PubMed | Cambridge Breast Research Unit, Cambridge Biomedical Research Center and Cambridge Experimental Cancer Medicine Center, University of Warwick and University of Cambridge
Type: | Journal: BMC medicine | Year: 2015

Neoadjuvant breast cancer trials are important for speeding up the introduction of new treatments for patients with early breast cancer and for the highly productive translational research which they facilitate. Meta-analysis of trial data shows clear correlation between pathological response at surgery after neoadjuvant chemotherapy and longer-term outcomes at an individual patient level.
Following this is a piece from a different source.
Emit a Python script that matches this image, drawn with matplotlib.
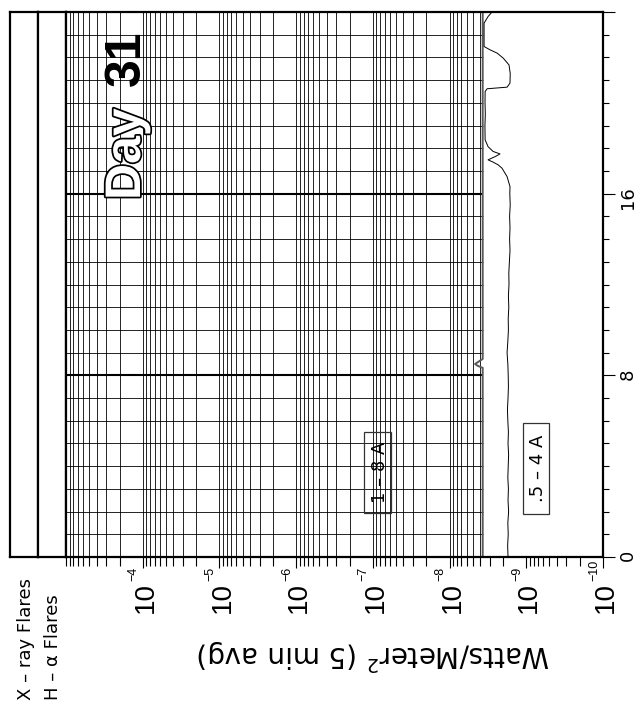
import matplotlib
matplotlib.use('Agg')
import matplotlib.pyplot as plt
import matplotlib.patheffects as pe
from matplotlib.patches import Rectangle
from matplotlib.transforms import offset_copy

plt.rcParams['font.family'] = ['DejaVu Sans']

# GOES x-ray flux, day 31 (hours UT vs W/m^2)
long_hours = [0.0, 8.33, 8.42, 8.50, 8.60, 8.72, 24.0]
long_flux = [3.7e-9, 3.7e-9, 4.3e-9, 4.65e-9, 4.2e-9, 3.7e-9, 3.7e-9]

short_hours = [0.0, 0.5, 1.0, 1.5, 2.0, 2.5, 3.0, 3.5, 4.0, 4.5, 5.0, 5.5,
               6.0, 6.5, 7.0, 7.5, 8.0, 8.5, 9.0, 9.5, 10.0, 10.5, 11.0, 11.5,
               12.0, 12.5, 13.0, 13.5, 14.0, 14.5, 15.0, 15.5, 16.0, 16.31,
               16.75, 17.12, 17.27, 17.39, 17.49, 17.63, 17.75, 17.86, 18.07,
               18.37, 19.0, 19.5, 20.0, 20.50, 20.62, 20.69, 20.87, 21.3,
               21.67, 21.97, 22.19, 22.33, 22.48, 23.0, 23.51, 23.80, 24.0]
short_flux = [1.73e-9, 1.75e-9, 1.72e-9, 1.74e-9, 1.70e-9, 1.73e-9, 1.71e-9,
              1.74e-9, 1.72e-9, 1.70e-9, 1.73e-9, 1.71e-9, 1.74e-9, 1.76e-9,
              1.73e-9, 1.71e-9, 1.72e-9, 1.74e-9, 1.78e-9, 1.74e-9, 1.71e-9,
              1.72e-9, 1.69e-9, 1.71e-9, 1.68e-9, 1.69e-9, 1.66e-9, 1.63e-9,
              1.65e-9, 1.63e-9, 1.65e-9, 1.62e-9, 1.64e-9, 1.63e-9,
              1.78e-9, 2.07e-9, 2.33e-9, 2.71e-9, 3.15e-9, 2.55e-9, 2.20e-9,
              2.71e-9, 3.15e-9, 3.44e-9, 3.46e-9, 3.42e-9, 3.45e-9, 3.44e-9,
              3.24e-9, 1.78e-9, 1.63e-9, 1.62e-9, 1.68e-9, 2.0e-9, 2.40e-9,
              2.95e-9, 3.55e-9, 3.55e-9, 3.55e-9, 3.15e-9, 2.80e-9]

decades = [1e-4, 1e-5, 1e-6, 1e-7, 1e-8, 1e-9, 1e-10]
decade_exps = ['-4', '-5', '-6', '-7', '-8', '-9', '-10']
hour_ticks = [0, 8, 16, 24]
hour_labels = ['0', '8', '16', '']

W, H = 637, 707
fig = plt.figure(figsize=(W / 100, H / 100), dpi=100)
bot = 1 - 557 / H
hgt = 545 / H

# flare strips on the left
for x0 in (10, 38):
    sa = fig.add_axes([x0 / W, bot, 28 / W, hgt])
    sa.set_xticks([])
    sa.set_yticks([])
    for s in sa.spines.values():
        s.set_linewidth(1.6)

ax = fig.add_axes([66 / W, bot, 537 / W, hgt])
ax.set_xscale('log')
ax.set_xlim(1e-3, 1e-10)
ax.set_ylim(0, 24)

# log grid, cut off at the 1-8 A background level
grid_low = 3.7e-9
grid_x = []
minor_x = []
for n in range(-10, -3):
    for k in range(1, 10):
        v = k * 10.0 ** n
        if k > 1:
            minor_x.append(v)
        if v >= 4e-9:
            grid_x.append(v)
grid_x.append(1e-3)
minor_x.append(1e-3)
ax.vlines(grid_x, 0, 24, color='black', lw=0.6, zorder=1)
thin_h = [h for h in range(1, 24) if h not in (8, 16)]
ax.hlines(thin_h, grid_low, 1e-3, color='black', lw=0.6, zorder=1)
ax.hlines([8, 16], grid_low, 1e-3, color='black', lw=1.5, zorder=1)

ax.plot(long_flux, long_hours, color='0.35', lw=1.4, zorder=2)
ax.plot(short_flux, short_hours, color='black', lw=0.7, zorder=2)

ax.set_xticks(decades)
ax.set_xticks(minor_x, minor=True)
ax.tick_params(axis='x', which='both', direction='out', top=False,
               labelbottom=False, width=0.8, color='black')
ax.tick_params(axis='x', which='major', length=8)
ax.tick_params(axis='x', which='minor', length=6.5)

ax.yaxis.tick_right()
ax.set_yticks(hour_ticks)
ax.set_yticklabels(hour_labels)
ax.set_yticks(range(25), minor=True)
ax.tick_params(axis='y', which='both', direction='out', left=False, width=0.8)
ax.tick_params(axis='y', which='major', length=8.5, pad=3, labelsize=13,
               labelrotation=90)
ax.tick_params(axis='y', which='minor', length=4.5)
for s in ax.spines.values():
    s.set_linewidth(1.6)

# decade labels written as 10 with a small exponent sitting just past it
trans = ax.get_xaxis_transform()
for v, e in zip(decades, decade_exps):
    ax.text(v, 0, '10', rotation=90, fontsize=20, ha='center', va='top',
            family='Liberation Sans',
            transform=offset_copy(trans, fig=fig, x=3, y=-25, units='dots'),
            clip_on=False)
    ax.text(v, 0, '\u2212' + e[1:], rotation=90, fontsize=9, ha='center',
            va='bottom', family='Liberation Sans',
            transform=offset_copy(trans, fig=fig, x=-9, y=-24, units='dots'),
            clip_on=False)

# channel labels
boxes = [((364 - 66) / 537, 44 / 545, 27 / 537, 81 / 545, '1 \u2013 8 A'),
         ((523 - 66) / 537, 43 / 545, 26 / 537, 91 / 545, '.5 \u2013 4 A')]
for bx, by, bw, bh, txt in boxes:
    ax.add_patch(Rectangle((bx, by), bw, bh, transform=ax.transAxes,
                           fill=False, ec='0.2', lw=0.9, zorder=3))
    ax.text(bx + bw / 2 + 0.004, by + bh / 2, txt, rotation=90, fontsize=13,
            ha='center', va='center', transform=ax.transAxes, zorder=3)

fig.text(26 / W, 1 - 700 / H, 'X \u2013 ray Flares', rotation=90,
         ha='center', va='bottom', fontsize=13)
fig.text(53 / W, 1 - 700 / H, 'H \u2013 \u03b1 Flares', rotation=90,
         ha='center', va='bottom', fontsize=13)
fig.text(374 / W, 1 - 655 / H, 'Watts/Meter$^2$ (5 min avg)', rotation=180,
         ha='center', va='center', fontsize=20)

fig.text(140 / W, 1 - 200 / H, 'Day', rotation=90, rotation_mode='anchor',
         ha='left', va='baseline', fontsize=36, fontweight='bold',
         family='Liberation Sans', color='white', zorder=5,
         path_effects=[pe.withStroke(linewidth=2.5, foreground='black')])
fig.text(140 / W, 1 - 86 / H, '31', rotation=90, rotation_mode='anchor',
         ha='left', va='baseline', fontsize=36, fontweight='bold',
         family='Liberation Sans', color='black', zorder=5)

fig.savefig('out.png', dpi=100, facecolor='white')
However, this does not appear to be present on individual trial level analysis, when correlating improved outcome for the investigational arm for the primary endpoint (pathological response) with longer-term outcomes.The correlation between pathological response and longer-term outcomes in trials is dependent on many factors. These include definitions of pathological response, both complete and partial; assessment methods for pathological response at surgery; subtype and prognosis of breast cancer at diagnosis; number of patients recruited; adjuvant treatments; the mechanism of action of the investigational drug; the length of follow-up at the time of reporting; the definitions used in longer-term outcomes analysis; clonal heterogeneity; and new adaptive trial designs with additional neo/adjuvant treatments. Future developments of neoadjuvant breast cancer trials are discussed. With so many factors influencing the correlation of longer-term outcomes for trial-level data, we conclude that the main focus of neoadjuvant trials should remain the primary endpoint of pathological response. Neoadjuvant breast cancer trials are very important investigational studies that will continue to increase our understanding of the disease and offer the potential of more rapid introduction of new treatments for women with high-risk early breast cancer. In the future, we are likely to see both novel trial designs adopted in the neoadjuvant context and modifications of neo/adjuvant treatments for pathological non-responders within clinical trials. Both of these have the intention of improving longer-term outcomes for patients who do not have a good pathological response to first-line neoadjuvant treatment. If successful, these developments are likely to reduce further any positive correlation between pathological response and longer-term outcomes.